TASK STATEMENT ▸
How many lines in the entries below include the string "this"? Answer with the number only.

Charts and diagrams as code:
* * *

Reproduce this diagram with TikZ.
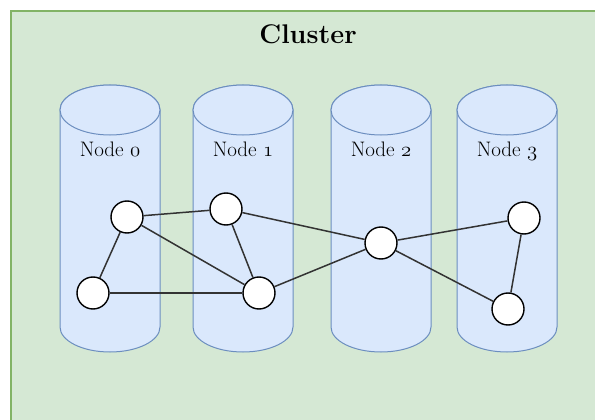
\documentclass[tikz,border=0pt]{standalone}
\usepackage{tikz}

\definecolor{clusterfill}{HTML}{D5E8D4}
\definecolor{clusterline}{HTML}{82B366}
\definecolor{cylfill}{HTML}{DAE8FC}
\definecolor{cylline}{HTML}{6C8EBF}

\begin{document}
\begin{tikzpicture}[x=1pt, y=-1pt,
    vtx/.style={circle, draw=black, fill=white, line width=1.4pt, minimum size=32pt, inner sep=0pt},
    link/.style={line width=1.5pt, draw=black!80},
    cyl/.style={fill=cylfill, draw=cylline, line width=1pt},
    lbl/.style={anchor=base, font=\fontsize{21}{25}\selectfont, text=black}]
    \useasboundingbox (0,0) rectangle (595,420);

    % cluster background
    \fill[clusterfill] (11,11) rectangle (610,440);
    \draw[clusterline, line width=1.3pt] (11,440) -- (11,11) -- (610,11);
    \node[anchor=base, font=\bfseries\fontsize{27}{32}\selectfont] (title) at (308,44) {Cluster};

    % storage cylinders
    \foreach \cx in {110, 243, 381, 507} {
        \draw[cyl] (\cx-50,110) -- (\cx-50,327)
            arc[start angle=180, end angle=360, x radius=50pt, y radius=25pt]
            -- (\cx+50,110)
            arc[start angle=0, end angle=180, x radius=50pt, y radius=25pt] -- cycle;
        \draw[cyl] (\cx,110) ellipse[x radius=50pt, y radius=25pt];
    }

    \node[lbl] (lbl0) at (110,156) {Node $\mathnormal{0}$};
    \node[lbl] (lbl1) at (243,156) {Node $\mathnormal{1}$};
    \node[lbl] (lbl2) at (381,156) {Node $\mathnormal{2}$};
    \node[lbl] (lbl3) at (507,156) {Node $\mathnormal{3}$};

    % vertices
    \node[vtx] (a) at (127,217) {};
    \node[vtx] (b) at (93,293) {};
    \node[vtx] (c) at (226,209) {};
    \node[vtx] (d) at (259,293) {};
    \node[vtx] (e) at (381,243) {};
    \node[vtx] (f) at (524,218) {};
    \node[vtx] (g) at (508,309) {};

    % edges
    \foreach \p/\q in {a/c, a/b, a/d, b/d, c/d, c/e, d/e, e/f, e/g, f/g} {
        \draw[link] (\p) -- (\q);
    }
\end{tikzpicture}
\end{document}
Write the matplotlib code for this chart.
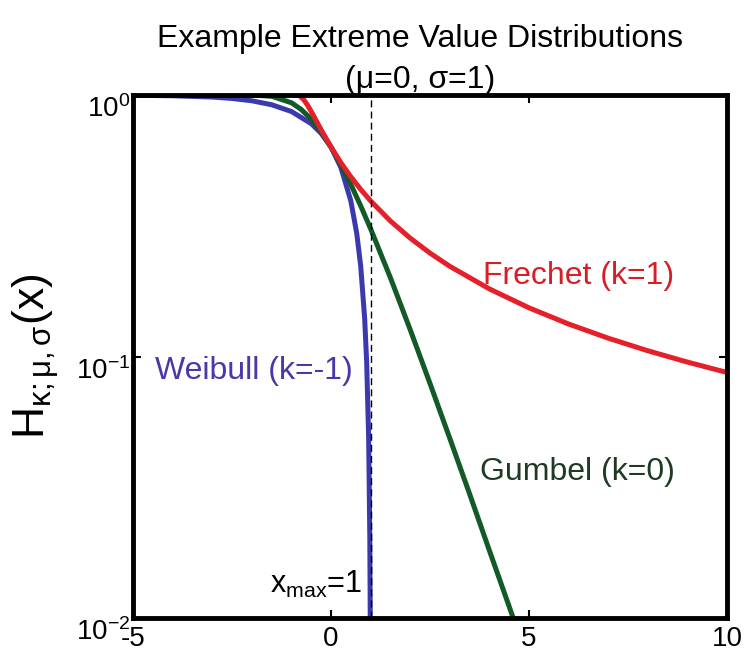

* * *

TASK SOLUTION ▸
2